I used to be one of the original Apple (Nasdaq: AAPL) skeptics. I disliked everything about the company, from its goofy logo to the names and artistic interfaces of the products. To me, it was clear these machines belonged in an art classroom and not the workplace like a regular PC does.
This bias changed drastically when I experienced the first generation of the iPhone in 2007. Even with my strong opinion against the company's trendy products, I completely understood this was a revolutionary product that even I must own. The Apple iPhone -- and eventually the iPad -- quickly became my go-to productivity and entertainment tools. I don't know any other way to describe it, but these products have a soul. And this soul is what the competition is missing.
But now I'm starting to feel a certain apprehension over the optimism surrounding Apple.
The uptrend ended -- as they all do -- in an abrupt and unexpected manner. The institutional profit-taking that started in mid-September pushed shares 13% lower to about $610. Shares currently sit in the $620-$630 range. The selling was fuelled by Apple's earlier warning in July of missing this quarter's earnings estimates by 25%.
The consensus right now is for earnings to reach $8.93 per share when released on Thursday, Oct. 25. This number is above the original warning figure but still below the original expectation of $10 a share.
The question is, can Apple's stock reach the coveted $1,000 level, creating history's first trillion-dollar company?
As a huge Apple fan, it pains me to say that I don't see it happening. Here's why...
1. The good news has been priced into the stock
The stock's run up to $700 was in anticipation of the success of the iPhone 5. Once the product was released, despite its success, shares still sold off. From here on out, the company must constantly outperform to meet investors' optimistic targets. I don't think any company can keep up with expectations as high as Apple's.
2. Insiders are selling
The most recent information indicates company insiders are selling the stock. Notable examples include the company's general counsel Bruce Sewell, who sold 2,500 shares. He still has 10,000 shares left, but in the weeks following his selling, Apple fell 6% while the benchmark was flat. Board member S. Millard Drexler recently sold 25,000 shares, leaving him with just 584 shares in his portfolio. But perhaps the most disturbing insider sale, is from Apple's Senior Vice President Jeff Williams, who just dumped about 2,200 shares -- nearly his entire ownership of the company -- leaving him with less than 300 shares.
These three major insider transactions, when combined with the other factors and a dropping share price, may be signaling tough times ahead for the company.
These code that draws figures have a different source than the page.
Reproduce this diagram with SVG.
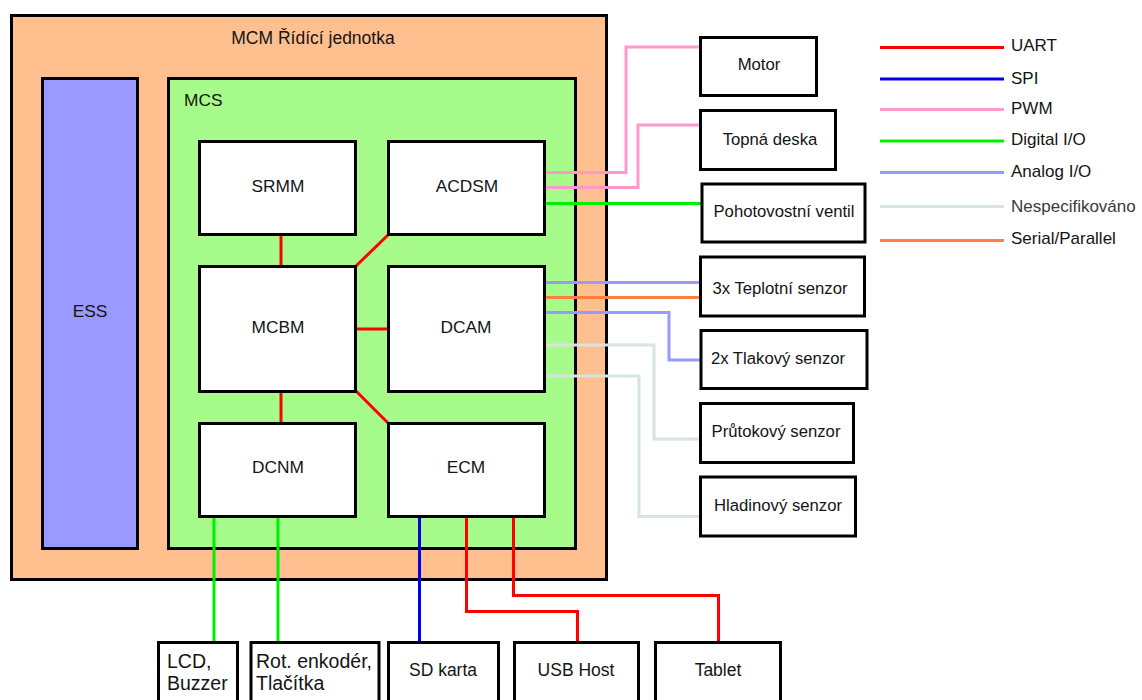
<svg xmlns="http://www.w3.org/2000/svg" width="1142" height="700" viewBox="0 0 1142 700">
<style>
text{font-family:"Liberation Sans",Arial,sans-serif;fill:#141414}
.box{fill:#fff;stroke:#000;stroke-width:3}
.ts{font-size:16.7px}
.t17{font-size:17.3px}
.lg{font-size:17px}
.mid{text-anchor:middle}
.c{fill:none;stroke-width:3}
.uart{stroke:#ff0000}
.spi{stroke:#0000ee}
.pwm{stroke:#ff99cc}
.dio{stroke:#00ee00}
.aio{stroke:#9999ff}
.nsp{stroke:#d8e4e0}
.ser{stroke:#ff7f40}
</style>
<rect width="1142" height="700" fill="#fff"/>
<g id="MCM">
<rect x="11.5" y="15.5" width="595" height="564" fill="#ffbf8f" stroke="#000" stroke-width="3"/>
<text class="mid" x="313" y="44" style="font-size:17.5px">MCM Řídící jednotka</text>
</g>
<g id="ESS">
<rect x="42.5" y="78.5" width="95" height="470" fill="#9999ff" stroke="#000" stroke-width="3"/>
<text class="t17 mid" x="90" y="317">ESS</text>
</g>
<g id="MCS">
<rect x="168.5" y="78.5" width="407" height="470" fill="#a6fb8a" stroke="#000" stroke-width="3"/>
<text class="t17" x="184" y="106">MCS</text>
</g>
<g id="connectors">
<path class="c uart" d="M281 234V267M281 391V424M356 266L388 235M356 329H388M356 391L388 423"/>
<path class="c pwm" d="M545 172.5H626V47H700M545 187.5H638V125H700"/>
<path class="c dio" d="M545 203.5H702"/>
<path class="c aio" d="M545 282.5H700M545 312.5H669V360H701"/>
<path class="c ser" d="M545 297.5H700"/>
<path class="c nsp" d="M545 345H654V439H700M545 376H639V516.5H700"/>
<path class="c dio" d="M214 516V643"/>
<path class="c dio" stroke-width="2" d="M278 516V643"/>
<path class="c spi" d="M419.5 516V643"/>
<path class="c uart" d="M466.5 516V611.5H577.5V643M513.5 516V595.5H718.5V643"/>
</g>
<g id="SRMM"><rect class="box" x="199.5" y="141.5" width="156" height="93"/><text class="t17 mid" x="278" y="192">SRMM</text></g>
<g id="ACDSM"><rect class="box" x="388.5" y="141.5" width="156" height="93"/><text class="t17 mid" x="467" y="192">ACDSM</text></g>
<g id="MCBM"><rect class="box" x="199.5" y="266.5" width="156" height="125"/><text class="t17 mid" x="278" y="333">MCBM</text></g>
<g id="DCAM"><rect class="box" x="388.5" y="266.5" width="156" height="125"/><text class="t17 mid" x="466" y="333">DCAM</text></g>
<g id="DCNM"><rect class="box" x="199.5" y="423.5" width="156" height="93"/><text class="t17 mid" x="278" y="473">DCNM</text></g>
<g id="ECM"><rect class="box" x="388.5" y="423.5" width="156" height="93"/><text class="t17 mid" x="466" y="473">ECM</text></g>
<g id="Motor"><rect class="box" x="700.5" y="37.5" width="116" height="58"/><text class="ts mid" x="759" y="70">Motor</text></g>
<g id="TopnaDeska"><rect class="box" x="700.5" y="110.5" width="135" height="59"/><text class="ts mid" x="770" y="145">Topná deska</text></g>
<g id="PohotovostniVentil"><rect class="box" x="702" y="184" width="163" height="58" stroke-width="3.5"/><text class="ts mid" x="784" y="217">Pohotovostní ventil</text></g>
<g id="TeplotniSenzor"><rect class="box" x="700.5" y="257" width="164" height="59"/><text class="ts mid" x="780" y="294">3x Teplotní senzor</text></g>
<g id="TlakovySenzor"><rect class="box" x="701" y="330.5" width="166" height="58" stroke-width="3.5"/><text class="ts mid" x="778" y="364">2x Tlakový senzor</text></g>
<g id="PrutokovySenzor"><rect class="box" x="700.5" y="403.5" width="153" height="59"/><text class="ts mid" x="776" y="437">Průtokový senzor</text></g>
<g id="HladinovySenzor"><rect class="box" x="700.5" y="477" width="155" height="59"/><text class="ts mid" x="778" y="511">Hladinový senzor</text></g>
<g id="LCD"><rect class="box" x="158.5" y="642.5" width="79" height="70" stroke-width="3.5"/><text x="167" y="668" style="font-size:19.5px">LCD,</text><text x="167" y="690" style="font-size:19.5px">Buzzer</text></g>
<g id="RotEnkoder"><rect class="box" x="251" y="642.5" width="128" height="70" stroke-width="3.5"/><text x="256" y="668" style="font-size:19.5px">Rot. enkodér,</text><text x="256" y="690" style="font-size:19.5px">Tlačítka</text></g>
<g id="SDkarta"><rect class="box" x="388.5" y="642.5" width="110" height="70"/><text class="mid" x="443" y="676" style="font-size:17.5px">SD karta</text></g>
<g id="USBHost"><rect class="box" x="514.5" y="642.5" width="124" height="70"/><text class="mid" x="576" y="676" style="font-size:17.5px">USB Host</text></g>
<g id="Tablet"><rect class="box" x="655.5" y="642.5" width="125" height="70"/><text class="mid" x="718" y="676" style="font-size:17.5px">Tablet</text></g>
<g id="legend">
<path class="c uart" d="M880 47.5H1004"/>
<path class="c spi" d="M880 79H1004"/>
<path class="c pwm" d="M880 109.5H1004"/>
<path class="c dio" d="M880 141H1004"/>
<path class="c aio" d="M880 172.5H1004"/>
<path class="c nsp" d="M880 206.5H1004"/>
<path class="c ser" d="M880 240.5H1004"/>
<text class="lg" x="1011" y="51">UART</text>
<text class="lg" x="1011" y="84">SPI</text>
<text class="lg" x="1011" y="114">PWM</text>
<text class="lg" x="1011" y="145">Digital I/O</text>
<text class="lg" x="1011" y="177">Analog I/O</text>
<text class="lg" x="1011" y="212" style="fill:#3a3a3a">Nespecifikováno</text>
<text class="lg" x="1011" y="244">Serial/Parallel</text>
</g>
</svg>
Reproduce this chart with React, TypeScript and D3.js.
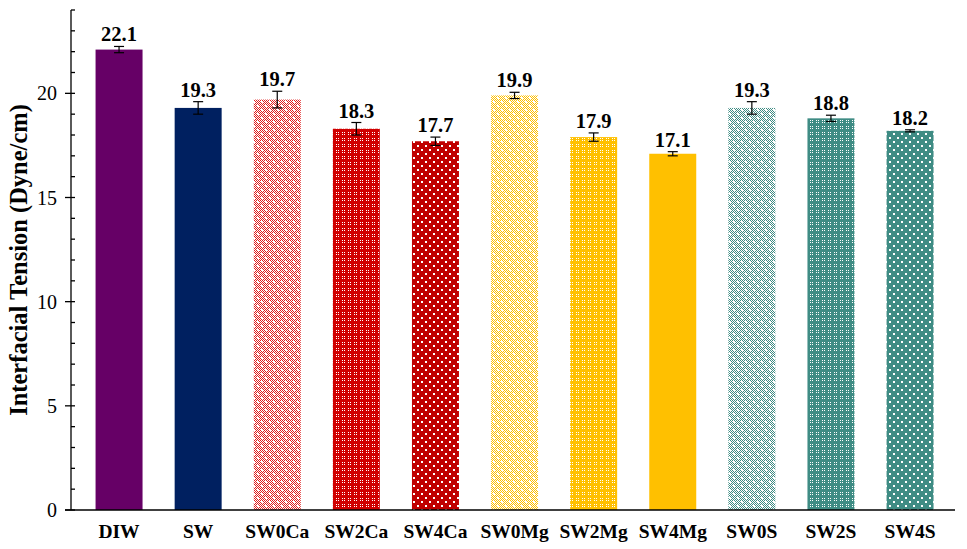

3. Sales miss expectations despite huge demand
Apple sold 5 million iPhone 5s the first three days after its launch. This is an amazing number, yet it missed analysts' estimates of 7-8 million sold.
4. Reliance on a few high tech products
More than 60% of Apple's gross profits are attributed to the iPhone. High-tech consumers are fickle and often not brand loyal. What this means is iPhone users may quickly jump to the next big thing in smartphones. It's estimated that Apple controls nearly 19% of the smartphone market, while Android-based phones own close to 70%, according to an International Data Corporation study in August.
Historically, high-tech gadgets have a short life span in terms of being the "hot" product, so it's just a matter of time until another product captures the public's imagination. When this happens, Apple will experience a rapid decline.
5. A slowdown in China
Second-quarter revenue from the Chinese market fell 28% from the previous quarter. This is bad news, because China is Apple's second-largest market. A Chinese revenue slowdown could do significant damage to the company's bottom line.
Action to Take --> Although I feel strongly that Apple will not make it to $1,000 per share this year, this does not mean there isn't any opportunity in the stock. My plan for Apple is to trade it with a channel system. What this means is I will go long above a certain price and short below a certain price, staying out of the market until one of these two things happen. The upper channel line is at 633 and the lower channel line is at 609. This system tries to capture a portion of a volatile move in either direction. Stops should start at these lines, in the opposite direction, then trail price as it moves profitably, locking in gains that could reach up to 25% or more during the next 24 months.